The government should initiate “large scale lobbying” to attract more local companies to adhere to its voluntary Non-Mandatory Central Provident Fund System, according to Kin Sun Chan, an Assistant Professor at the Department of Government and Public Administration at the University of Macau (UM).
“I don’t think the government can encourage a lot of companies to join the new Social Security Fund (FSS) provident fund. A lot of companies are just having a look at what this plan is, but so far its future impact is not very encouraging,” Mr. Kin added.
More education or advertisement campaigns to increase public knowledge of the new plan should be created to make it “more popular” and encourage more companies to join it, Mr. Kin told Business Daily.
The new scheme will start being implemented in January of 2018 and foresees a 10 per cent minimum requirement contribution, with 5 per cent from the employee’s basic salary and 5 per cent from the employer.
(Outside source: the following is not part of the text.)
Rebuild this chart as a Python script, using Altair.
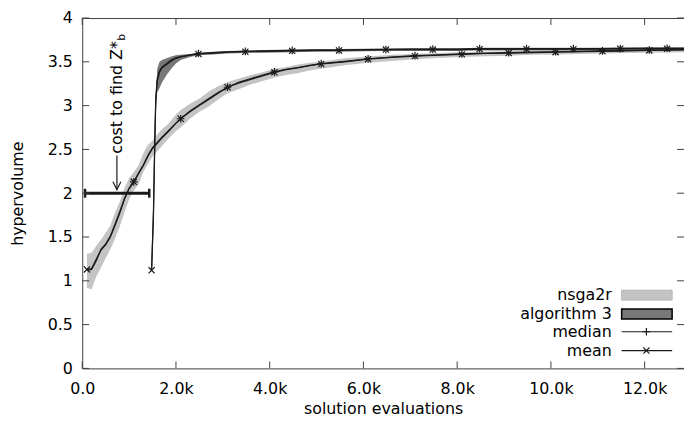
import altair as alt
import pandas as pd

FONT = "DejaVu Sans"
AX = "#404040"
INK = "#1a1a1a"

# ---------------- data ----------------
NSGA_X = [100, 200, 300, 400, 500, 600, 700, 800, 900, 1000, 1100, 1200, 1300, 1400, 1500, 1600, 1700,
          1850, 2000, 2100, 2300, 2500, 2700, 2900, 3100,
          3350, 3600, 3850, 4100, 4350, 4600, 4850, 5100,
          5600, 6100, 6600, 7100, 7600, 8100, 8600, 9100, 9600, 10100, 10600, 11100, 11600, 12100,
          12840]
NSGA_MEAN = [1.13, 1.14, 1.25, 1.35, 1.41, 1.50, 1.63, 1.77, 1.93, 2.05, 2.13, 2.22, 2.31, 2.42, 2.51, 2.57, 2.63,
             2.71, 2.80, 2.85, 2.93, 3.00, 3.07, 3.14, 3.21,
             3.26, 3.30, 3.34, 3.38, 3.41, 3.43, 3.455, 3.475,
             3.50, 3.53, 3.55, 3.565, 3.575, 3.585, 3.595, 3.60, 3.605, 3.61, 3.615, 3.62, 3.625, 3.63,
             3.635]
NSGA_MEDIAN = [1.12, 1.13, 1.23, 1.36, 1.42, 1.51, 1.65, 1.79, 1.94, 2.06, 2.13, 2.23, 2.32, 2.43, 2.52, 2.58, 2.64,
               2.72, 2.80, 2.85, 2.94, 3.01, 3.08, 3.15, 3.21,
               3.27, 3.31, 3.35, 3.385, 3.415, 3.435, 3.46, 3.48,
               3.505, 3.535, 3.555, 3.57, 3.58, 3.59, 3.60, 3.605, 3.61, 3.615, 3.62, 3.625, 3.63, 3.635,
               3.64]
NSGA_LO = [0.92, 0.90, 1.05, 1.15, 1.26, 1.36, 1.48, 1.62, 1.78, 1.93, 2.03, 2.10, 2.24, 2.33, 2.42, 2.48, 2.54,
           2.63, 2.71, 2.75, 2.85, 2.93, 2.99, 3.07, 3.14,
           3.19, 3.24, 3.28, 3.32, 3.35, 3.37, 3.40, 3.42,
           3.46, 3.49, 3.51, 3.53, 3.545, 3.555, 3.565, 3.57, 3.58, 3.585, 3.59, 3.595, 3.60, 3.605,
           3.61]
NSGA_HI = [1.31, 1.32, 1.40, 1.47, 1.55, 1.63, 1.78, 1.90, 2.06, 2.17, 2.24, 2.32, 2.45, 2.55, 2.60, 2.67, 2.73,
           2.80, 2.90, 2.95, 3.02, 3.08, 3.16, 3.22, 3.27,
           3.31, 3.35, 3.38, 3.42, 3.44, 3.47, 3.49, 3.50,
           3.54, 3.56, 3.58, 3.59, 3.60, 3.61, 3.615, 3.62, 3.625, 3.63, 3.635, 3.635, 3.64, 3.64,
           3.645]
NSGA_MEAN_MARKS = [100, 1100, 2100, 3100, 4100, 5100, 6100, 7100, 8100, 9100, 10100, 11100, 12100]
NSGA_MEDIAN_MARKS = [1100, 2100, 3100, 4100, 5100, 6100, 7100, 8100, 9100, 10100, 11100, 12100]

ALG_X = [1480, 1520, 1550, 1570, 1600, 1650, 1700, 1800, 1900, 2000, 2100, 2300, 2480,
         2800, 3100, 3480, 3900, 4480, 5000, 5480, 6000, 6480, 7000, 7480, 8000, 8480, 9000,
         9480, 10000, 10480, 11000, 11480, 12000, 12480, 12840]
ALG_MEAN = [1.12, 1.75, 2.60, 3.05, 3.28, 3.38, 3.43, 3.47, 3.51, 3.54, 3.555, 3.575, 3.59,
            3.60, 3.61, 3.615, 3.62, 3.625, 3.63, 3.63, 3.635, 3.64, 3.64, 3.64, 3.64, 3.645, 3.645,
            3.645, 3.645, 3.645, 3.645, 3.65, 3.65, 3.65, 3.65]
ALG_MEDIAN = [1.12, 1.80, 2.70, 3.10, 3.30, 3.40, 3.44, 3.48, 3.52, 3.545, 3.56, 3.58, 3.595,
              3.605, 3.615, 3.62, 3.625, 3.63, 3.635, 3.635, 3.64, 3.64, 3.645, 3.645, 3.645, 3.65, 3.65,
              3.65, 3.65, 3.65, 3.65, 3.65, 3.655, 3.655, 3.655]
ALG_LO = [1.12, 1.75, 2.60, 3.00, 3.15, 3.20, 3.26, 3.35, 3.42, 3.48, 3.52, 3.555, 3.575,
          3.585, 3.595, 3.60, 3.605, 3.61, 3.615, 3.615, 3.62, 3.625, 3.625, 3.625, 3.625, 3.63, 3.63,
          3.63, 3.63, 3.63, 3.63, 3.635, 3.635, 3.635, 3.635]
ALG_HI = [1.12, 1.80, 2.70, 3.10, 3.42, 3.50, 3.52, 3.54, 3.56, 3.575, 3.58, 3.59, 3.605,
          3.615, 3.625, 3.63, 3.635, 3.64, 3.645, 3.645, 3.65, 3.655, 3.655, 3.655, 3.655, 3.66, 3.66,
          3.66, 3.66, 3.66, 3.66, 3.665, 3.665, 3.665, 3.665]
ALG_MEAN_MARKS = [1480, 2480, 3480, 4480, 5480, 6480, 7480, 8480, 9480, 10480, 11480, 12480]
ALG_MEDIAN_MARKS = [2480, 3480, 4480, 5480, 6480, 7480, 8480, 9480, 10480, 11480, 12480]

X_TICKS = [0, 2000, 4000, 6000, 8000, 10000, 12000]
Y_TICKS = [0, 0.5, 1, 1.5, 2, 2.5, 3, 3.5, 4]
X_MAX = 12840
Y_MAX = 4

COST_LO = [60]
COST_HI = [1430]
COST_Y = [2.0]
ARROW_X = [740]
ARROW_FROM = [2.43]
ARROW_TO = [2.04]
NOTE_TEXT = ["cost to find Z*"]
NOTE_SUB = ["b"]
NOTE_Y = [2.45]
SUB_Y = [3.74]

LEGEND_LABELS = ["nsga2r", "algorithm 3", "median", "mean"]

# ---------------- layout ----------------
W, H = 608, 354
TICK = 7
PLUS = "M-1,0L1,0M0,-1L0,1"
CROSS = "M-0.8,-0.8L0.8,0.8M-0.8,0.8L0.8,-0.8"
ARROWHEAD = "M-0.5,-1L0,0L0.5,-1"

nsga = pd.DataFrame({"x": NSGA_X, "mean": NSGA_MEAN, "median": NSGA_MEDIAN, "lo": NSGA_LO, "hi": NSGA_HI})
alg = pd.DataFrame({"x": ALG_X, "mean": ALG_MEAN, "median": ALG_MEDIAN, "lo": ALG_LO, "hi": ALG_HI})
dummy = alt.Data(values=[{}])


def xenc(field):
    return alt.X(field, type="quantitative",
                 scale=alt.Scale(domain=[0, X_MAX], nice=False, zero=False),
                 title="solution evaluations",
                 axis=alt.Axis(values=X_TICKS, ticks=False, tickSize=0, grid=False, labelFlush=False,
                               labelExpr="datum.value == 0 ? '0.0' : format(datum.value / 1000, '.1f') + 'k'",
                               labelPadding=12, labelFont=FONT, labelFontSize=16, labelColor="black",
                               domainColor=AX, titleFont=FONT, titleFontSize=16, titleFontWeight="normal",
                               titleColor="black", titleY=41, titleBaseline="middle"))


def yenc(field):
    return alt.Y(field, type="quantitative",
                 scale=alt.Scale(domain=[0, Y_MAX], nice=False, zero=False),
                 title="hypervolume",
                 axis=alt.Axis(values=Y_TICKS, ticks=False, tickSize=0, grid=False, format="~g",
                               labelPadding=10, labelFont=FONT, labelFontSize=16, labelColor="black",
                               domainColor=AX, titleFont=FONT, titleFontSize=16, titleFontWeight="normal",
                               titleColor="black", titleX=-65, titleY=H / 2, titleBaseline="middle",
                               titleAngle=270, titleAlign="center"))


layers = []

# bands
layers.append(alt.Chart(nsga).mark_area(color="#c4c4c4", opacity=1).encode(x=xenc("x"), y=yenc("lo"), y2="hi"))
layers.append(alt.Chart(alg).mark_area(color="#787878", opacity=1).encode(x=xenc("x"), y=yenc("lo"), y2="hi"))

# lines
for df in (nsga, alg):
    for stat in ("median", "mean"):
        layers.append(alt.Chart(df).mark_line(color=INK, strokeWidth=1.2)
                      .encode(x=xenc("x"), y=yenc(stat)))

# markers
for df, marks, stat, shape in ((nsga, NSGA_MEAN_MARKS, "mean", CROSS),
                               (nsga, NSGA_MEDIAN_MARKS, "median", PLUS),
                               (alg, ALG_MEAN_MARKS, "mean", CROSS),
                               (alg, ALG_MEDIAN_MARKS, "median", PLUS)):
    sub = df[df["x"].isin(marks)]
    layers.append(alt.Chart(sub).mark_point(shape=shape, filled=False, size=60, color=INK, strokeWidth=1.2, opacity=1)
                  .encode(x=xenc("x"), y=yenc(stat)))

# annotation: cost errorbar
cost = pd.DataFrame({"lo": COST_LO, "hi": COST_HI, "y": COST_Y})
layers.append(alt.Chart(cost).mark_rule(color=INK, strokeWidth=3).encode(x=xenc("lo"), x2="hi", y=yenc("y")))
caps = pd.DataFrame({"x": COST_LO + COST_HI, "y": COST_Y * 2})
layers.append(alt.Chart(caps).mark_tick(orient="vertical", color=INK, size=9, thickness=2.5, opacity=1)
              .encode(x=xenc("x"), y=yenc("y")))

# annotation: arrow + text
arrow = pd.DataFrame({"x": ARROW_X, "y": ARROW_FROM, "y2": ARROW_TO})
layers.append(alt.Chart(arrow).mark_rule(color=INK, strokeWidth=1.2).encode(x=xenc("x"), y=yenc("y"), y2="y2"))
head = pd.DataFrame({"x": ARROW_X, "y": ARROW_TO})
layers.append(alt.Chart(head).mark_point(shape=ARROWHEAD, filled=False, size=256, color=INK, strokeWidth=1.2, opacity=1)
              .encode(x=xenc("x"), y=yenc("y")))
note = pd.DataFrame({"x": ARROW_X, "y": NOTE_Y, "t": NOTE_TEXT})
layers.append(alt.Chart(note).mark_text(angle=270, align="left", baseline="middle", font=FONT, fontSize=16, color="black")
              .encode(x=xenc("x"), y=yenc("y"), text="t"))
sub_note = pd.DataFrame({"x": ARROW_X, "y": SUB_Y, "t": NOTE_SUB})
layers.append(alt.Chart(sub_note).mark_text(angle=270, align="left", baseline="middle", font=FONT, fontSize=11,
                                            color="black", dy=5)
              .encode(x=xenc("x"), y=yenc("y"), text="t"))

# inward ticks and top border
xt = pd.DataFrame({"v": X_TICKS})
yt = pd.DataFrame({"v": Y_TICKS})
layers.append(alt.Chart(xt).mark_rule(color=AX, strokeWidth=1)
              .encode(x=xenc("v"), y=alt.value(H), y2=alt.value(H - TICK)))
layers.append(alt.Chart(xt).mark_rule(color=AX, strokeWidth=1)
              .encode(x=xenc("v"), y=alt.value(0), y2=alt.value(TICK)))
layers.append(alt.Chart(yt).mark_rule(color=AX, strokeWidth=1)
              .encode(y=yenc("v"), x=alt.value(0), x2=alt.value(TICK)))
layers.append(alt.Chart(yt).mark_rule(color=AX, strokeWidth=1)
              .encode(y=yenc("v"), x=alt.value(W - TICK), x2=alt.value(W)))
layers.append(alt.Chart(dummy).mark_rule(color=AX, strokeWidth=1)
              .encode(x=alt.value(0), x2=alt.value(W), y=alt.value(0.5)))

# legend (gnuplot style, inside bottom right)
LX_TEXT, LX0, LX1, LXM = 535, 545, 596, 570
LY = [280, 299, 317, 336]
for label, ly in zip(LEGEND_LABELS, LY):
    layers.append(alt.Chart(dummy).mark_text(align="right", baseline="middle", font=FONT, fontSize=16, color="black")
                  .encode(x=alt.value(LX_TEXT), y=alt.value(ly), text=alt.value(label)))
layers.append(alt.Chart(dummy).mark_rect(fill="#c4c4c4", stroke="#b4b4b4", strokeWidth=1)
              .encode(x=alt.value(LX0), x2=alt.value(LX1), y=alt.value(LY[0] - 5), y2=alt.value(LY[0] + 5)))
layers.append(alt.Chart(dummy).mark_rect(fill="#787878", stroke="black", strokeWidth=1.5)
              .encode(x=alt.value(LX0), x2=alt.value(LX1), y=alt.value(LY[1] - 5), y2=alt.value(LY[1] + 5)))
for ly, shape in ((LY[2], PLUS), (LY[3], CROSS)):
    layers.append(alt.Chart(dummy).mark_rule(color=INK, strokeWidth=1.2)
                  .encode(x=alt.value(LX0), x2=alt.value(LX1), y=alt.value(ly)))
    layers.append(alt.Chart(dummy).mark_point(shape=shape, filled=False, size=60, color=INK, strokeWidth=1.2, opacity=1)
                  .encode(x=alt.value(LXM), y=alt.value(ly)))

chart = (alt.layer(*layers)
         .properties(width=W, height=H, autosize="none",
                     padding={"left": 75, "top": 8, "right": 0, "bottom": 50})
         .configure_view(stroke=None)
         .configure_axis(domainWidth=1))

chart.save("out.html", embed_options={"renderer": "svg", "actions": False})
The non-compulsory provident fund is a subset of the FSS, aimed at strengthening the protection of senior Macau residents.
Recently the Vice-President of the FSS, Chan Pou Wan, had a meeting with representatives from the six gaming operators in the MSAR, in order to incentivise the sector – which recurs mainly to private pension plans for its employees – to adhere to the new system.
According to the recently published FSS 2016 annual report, the level of contribution by the gaming sector to the fund decreased by 4.8 per cent yearly in 2016 to MOP3.6 billion, with the majority of the total MOP20.5 billion in revenues of the fund still being represented by the annual MOP13.5 billion provided by the MSAR government.
Despite the decrease in the gaming sector’s contribution, the FSS revenues still managed a 4.3 per cent year-on-year increase in 2016, mainly due to a 2,680 per cent yearly increase in investment and currency profits, which reached MOP1.1 billion.
For Mr. Kin, the decrease in contributions by the gaming sector in 2016 was due to the 26 consecutive months of declining gaming revenues, and despite the current sector stabilisation, the amount provided by the Macau government might have to increase in the future.
In order to include more companies, Kin believes Macau should take some lessons from Hong Kong, which introduced the Mandatory Provident Fund Scheme (MPF) in 2000 that allowed older employees to keep their previous plan.
“Maybe in later stages the new plan should also be made compulsory,” he told Business Daily.

Supporting the city
The amount of general expenses incurred by the FSS increased by almost 14 per cent year-on-year in 2016 to MOP3.9 billion, an increase that was justified by the department as being based on numerous factors.
In July of 2016 the amount of pensions and social security subsidies was increased by the government, leading to a 15.4 per cent year-on-year increase, to MOP3.4 billion, in that year, with pensions for elderly and disabled residents representing 86.8 per cent of this amount.
“Benefits should be adjusted to inflation, so [the increase in pensions and subsidies] is understandable,” Mr. Kin told Business Daily.
The salaries and number of public employees was also increased in 2016 – with public servants in the 100 index (index ranges in value from 30 to 1,100) seeing their salary increased from MOP7,900 to MOP8,100 – a factor that also contributed to the higher level of expenses in that year, according to the report.